I am old enough to have seen a lot of people come and go out of my live, and me go in and out from theirs. That's fine.
If anyone I know or I am in contact with was to tell me they don't like me, I would...
- First, I would try to think why they wanted to say that to me since it's very... not friendly and very much not the way adult people are supposed to behave when meeting one another.
- Then, if I can't find anything I have done wrong that would explain their feeling towards me (and that should be something I would want to change too), like suggested, I would move on. Having already considered what I may have done wrong and supposedly found nothing or nothing that I would want to change if I could, why should I waste more of my time about someone's else feelings toward me?
We would probably see a lot less, if at all, since I don't need many people around me to feel ok and since I don't see any reason to impose myself where I'm not wanted. That's the most likely thing to happen, that and me making a note of it in my journal if I think it's worth noting.
Edit: typos.
It only matters when someone wants to make their dislike of you your problem.

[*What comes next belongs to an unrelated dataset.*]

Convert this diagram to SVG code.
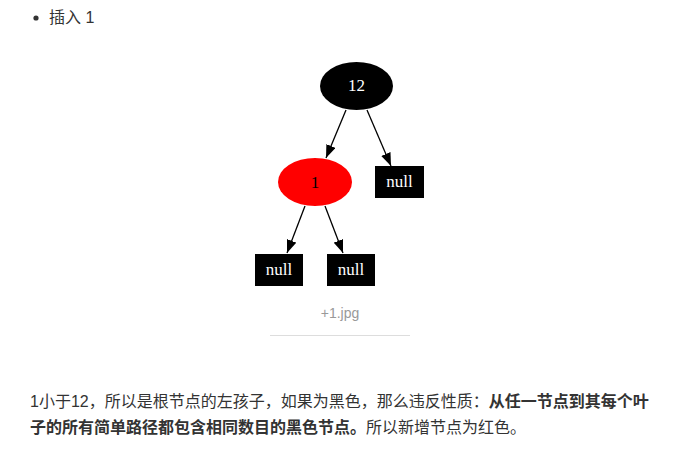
<svg xmlns="http://www.w3.org/2000/svg" width="682" height="454" viewBox="0 0 682 454">
<style>
.body{font-family:"Liberation Sans","Noto Sans CJK SC",sans-serif;font-size:16px;fill:#333}
.b{font-weight:bold}
.lbl{font-family:"Liberation Serif",serif;font-size:17px;text-anchor:middle}
.edge{stroke:#000;stroke-width:1.3;fill:none}
</style>
<defs>
<marker id="ah" markerUnits="userSpaceOnUse" markerWidth="14" markerHeight="10" refX="13" refY="5" orient="auto">
<path d="M0,0 L13,5 L0,10 Z" fill="#000"/>
</marker>
</defs>
<rect width="682" height="454" fill="#fff"/>
<circle cx="36" cy="18" r="2.6" fill="#333"/>
<text class="body" x="49" y="23" font-size="15">插入 1</text>
<g id="connectors">
<line class="edge" x1="346" y1="110" x2="326" y2="158" marker-end="url(#ah)"/>
<line class="edge" x1="367" y1="110" x2="391" y2="166" marker-end="url(#ah)"/>
<line class="edge" x1="305" y1="206" x2="287" y2="253" marker-end="url(#ah)"/>
<line class="edge" x1="325" y1="206" x2="343" y2="253" marker-end="url(#ah)"/>
</g>
<g id="n12">
<ellipse cx="356.5" cy="86" rx="36.5" ry="24" fill="#000"/>
<text class="lbl" x="356.5" y="91" fill="#fff">12</text>
</g>
<g id="n1">
<ellipse cx="315" cy="182" rx="37" ry="24" fill="#f00"/>
<text class="lbl" x="315" y="188" fill="#000">1</text>
</g>
<g id="nullR">
<rect x="375" y="166" width="49" height="32" fill="#000"/>
<text class="lbl" x="399.5" y="187" fill="#fff">null</text>
</g>
<g id="nullLL">
<rect x="255" y="254" width="48" height="32" fill="#000"/>
<text class="lbl" x="279" y="275" fill="#fff">null</text>
</g>
<g id="nullLR">
<rect x="327" y="254" width="48" height="32" fill="#000"/>
<text class="lbl" x="351" y="275" fill="#fff">null</text>
</g>
<text x="340" y="318" font-family="Liberation Sans,sans-serif" font-size="14" fill="#999" text-anchor="middle">+1.jpg</text>
<line x1="270" y1="335.5" x2="410" y2="335.5" stroke="#ddd" stroke-width="1"/>
<text class="body" x="30" y="407">1小于12，所以是根节点的左孩子，如果为黑色，那么违反性质：<tspan class="b">从任一节点到其每个叶</tspan></text>
<text class="body" x="30" y="433"><tspan class="b">子的所有简单路径都包含相同数目的黑色节点。</tspan>所以新增节点为红色。</text>
</svg>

I competed in roller derby with a guy who told me to my face he didn't like me, but he was respectful and never withheld coaching, scrimmaged with me and was a good teammate, and we otherwise just stayed out of each others' space. We just didn't have personalities that meshed.
It was no big deal.
This is the most constructive situation
I don't think it occurs to many people that you can dislike someone and also not actively be a jerk to them.
It happens all of the time in professional environments.
"I don't need you to."
^ Best Reply.
Simple,
Isn't petty. Doesn't explicitly say you don't like them.
Shows confidence that their opinion isn't important to you if they are that immature.
If they were mature, they would have explained what their beef is, and not a vague 'don't like you' kind of response.
If they can't articulate what you said or action you took that makes them not like you. They aren't worth your time.
Why bother responding?
Then we have something in common
“I don’t think about you at all”
"Oh nooooooo"
"K"
A: "Must be doing something right then."
B: "Oh no! Anyway..."
C: "That's nice. I'm thinking chicken for dinner."
D: "Did you say something?"
Depends on the context.
Someone in a romantic relationship? Emotional wreck, even if they just said it out of anger.
A trusted friend? Most likely take some time to think about my personal choices.
Some random person I've never met, or who I dislike? Wouldn't care one bit unless they gave a reason why and they were right.
"Good for you" in a cheery voice
Thanks mom
"Sounds like a personal problem."
"Same."
I ask why.
"something we have in common"
"You're wrong. I'm very likable."
And then proceed to stare them down.
Casually ignore them and walk away.
Then I'm not in sight anymore I circle back around and follow them to their car, noting their plate number to I can pay a police buddy to get me an address. The I follow them to until I know where they work and what their job is.
Then I take on training and job experience that would make me a good manager for that type of work, and monitor job postings at their company until I see my opening, nail the interview, and become their boss.
At this point, they've likely moved on and forgotten who I am.
But I haven't forgotten them.
I proceed to make their job miserable and impossible, until one day I call them into my office to explain that why need to let them go for poor performance. Then I lean way in, right up in their face, and say quietly "And, to be honest... I don't like you."
Then I quit and go back to my normal life. No sweat off my back.
And that kids, is why you always leave a note!
Goddamn, I am traumatised. HIS ARM!!!
Oops, forgot to answer the question, tho others have. "Oh no, anyway." is my answer
Same
I give them a thumbs up.
Me neither.
If this is a follow up to his friend doesn't like you and he has death sentance in 12 systems then cut off his arm!
Scream in their face "you don't even fucking know me!"